Panel: Artificial Intelligence and the Energy Addition Challenge
Why It Matters
Accelerated AI workloads will strain existing grids, creating a multi‑billion‑dollar market for infrastructure upgrades and integrated power‑data solutions, reshaping investment priorities for utilities, tech firms and governments.
Key Takeaways
- •AI data centers could double electricity demand by 2030
- •Grid peaks, not average load, drive infrastructure investment needs
- •Misconception: AI is only a tech story, it's an energy story
- •UAE plans AI-native infrastructure, building ahead of demand
- •Behind‑meter power generation offers hyperscalers faster, cheaper capacity
Summary
The panel brought together leaders from Dominion Energy, ABB, Escale and the UAE to examine how exploding AI‑driven data‑center workloads are reshaping electricity demand and what that means for grid planners.

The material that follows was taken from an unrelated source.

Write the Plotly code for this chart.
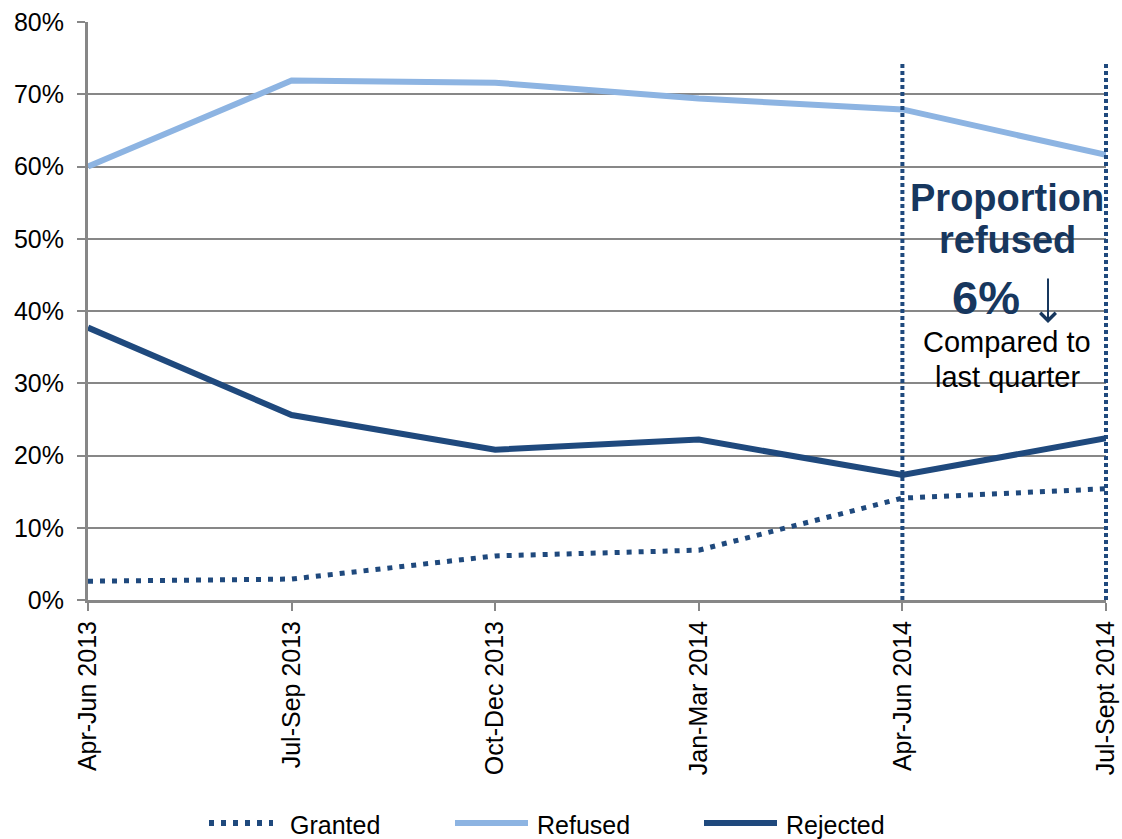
import plotly.graph_objects as go

# Quarterly outcome shares
quarters = ["Apr-Jun 2013", "Jul-Sep 2013", "Oct-Dec 2013", "Jan-Mar 2014", "Apr-Jun 2014", "Jul-Sept 2014"]
granted = [0.026, 0.029, 0.061, 0.069, 0.141, 0.154]
refused = [0.600, 0.719, 0.716, 0.694, 0.679, 0.616]
rejected = [0.377, 0.256, 0.208, 0.222, 0.173, 0.224]
y_ticks = [0.0, 0.1, 0.2, 0.3, 0.4, 0.5, 0.6, 0.7, 0.8]
y_tick_text = ["0%", "10%", "20%", "30%", "40%", "50%", "60%", "70%", "80%"]

FONT = "Liberation Sans, Arial, sans-serif"
DARK = "#1F497D"
LIGHT = "#8DB4E2"
NAVY_TEXT = "#17375E"
GRID = "#878787"

W, H = 1122, 839
ML, MR, MT, MB = 88, 16, 22, 239
PW, PH = W - ML - MR, H - MT - MB


def px(x):
    return (x - ML) / PW


def py(y):
    return (H - MB - y) / PH


xs = list(range(len(quarters)))
n_last = len(quarters) - 1

fig = go.Figure()
fig.add_trace(go.Scatter(x=xs, y=granted, mode="lines", name="Granted",
                         line=dict(color=DARK, width=5, dash="5px,7px")))
fig.add_trace(go.Scatter(x=xs, y=refused, mode="lines", name="Refused",
                         line=dict(color=LIGHT, width=6)))
fig.add_trace(go.Scatter(x=xs, y=rejected, mode="lines", name="Rejected",
                         line=dict(color=DARK, width=6)))

shapes = []
# dotted markers for the last two quarters (paper refs so the edge line is not clipped)
for q in (4, 5):
    shapes.append(dict(type="line", xref="paper", yref="paper", x0=q / n_last, x1=q / n_last,
                       y0=0, y1=py(64),
                       line=dict(color=DARK, width=4, dash="4px,3px"), layer="above"))

# legend drawn along the bottom
legend_items = [("Granted", DARK, "5px,7px", 209, 273, 288),
                ("Refused", LIGHT, "solid", 455, 528, 535),
                ("Rejected", DARK, "solid", 704, 777, 784)]
annotations = []
LEG_Y = 823
for name, color, dash, x0, x1, tx in legend_items:
    shapes.append(dict(type="line", xref="paper", yref="paper", x0=px(x0), x1=px(x1),
                       y0=py(LEG_Y), y1=py(LEG_Y), line=dict(color=color, width=6, dash=dash)))
    annotations.append(dict(text=name, xref="paper", yref="paper", x=px(tx), y=py(LEG_Y + 2),
                            xanchor="left", yanchor="middle", showarrow=False,
                            font=dict(family=FONT, size=25, color="black")))

# callout text
callout = [("<b>Proportion</b>", 1007, 198, 38, NAVY_TEXT),
           ("<b>refused</b>", 1007, 240, 38, NAVY_TEXT),
           ("<b>6%</b>", 986, 297, 47, NAVY_TEXT),
           ("Compared to", 1007, 342, 29, "black"),
           ("last quarter", 1007, 377, 29, "black")]
for text, x, y, size, color in callout:
    annotations.append(dict(text=text, xref="paper", yref="paper", x=px(x), y=py(y),
                            xanchor="center", yanchor="middle", showarrow=False,
                            font=dict(family=FONT, size=size, color=color)))

# downward arrow next to the percentage
annotations.append(dict(text="", xref="paper", yref="paper", x=px(1048), y=py(323),
                        ax=0, ay=-46, showarrow=True, arrowhead=4, arrowsize=1.5,
                        arrowwidth=2, arrowcolor=NAVY_TEXT))

fig.update_layout(
    width=W, height=H,
    margin=dict(l=ML, r=MR, t=MT, b=MB, pad=0, autoexpand=False),
    paper_bgcolor="white", plot_bgcolor="white",
    showlegend=False,
    font=dict(family=FONT, size=25, color="black"),
    shapes=shapes, annotations=annotations,
)
fig.update_xaxes(range=[0, n_last], tickvals=xs, ticktext=quarters, tickangle=-90,
                 automargin=False,
                 showgrid=False, zeroline=False, showline=True, linecolor=GRID, linewidth=3,
                 ticks="outside", ticklen=8, tickwidth=2, tickcolor=GRID,
                 tickfont=dict(family=FONT, size=25, color="black"))
fig.update_yaxes(range=[0, 0.8], tickvals=y_ticks, ticktext=y_tick_text,
                 automargin=False,
                 showgrid=True, gridcolor=GRID, gridwidth=2, zeroline=False,
                 showline=True, linecolor=GRID, linewidth=3,
                 ticks="outside", ticklen=8, tickwidth=2, tickcolor=GRID,
                 ticklabelstandoff=8,
                 tickfont=dict(family=FONT, size=25, color="black"))

fig.write_html("out.html")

Speakers noted that data centers already account for roughly 28 % of Dominion’s sales in Virginia and that global capacity is expected to double by 2030. Peak‑demand days have surged, with the 22 highest peaks occurring in the last 18 months, highlighting that the challenge is less about average load and more about handling extreme spikes.
Bob Blue warned that the grid must manage “80 days a year at maximum capacity,” while Morton Verrode described the system as a “neurosystem” needing software‑driven optimization. UAE Vice‑Chair Miriam Al Mahiri emphasized that AI is fundamentally an energy and infrastructure story, and Escale’s Gardner Bomay showcased a behind‑meter, natural‑gas‑fired 8 GW campus that bundles power generation, data‑center construction and chip ownership.
The consensus is clear: massive capital for transmission upgrades, renewable integration and digital controls is required, and success will depend on coordinated policy, public‑private partnerships and new business models that lock in power at scale. Companies that can deliver end‑to‑end, low‑cost capacity will capture the fastest‑growing slice of the AI market.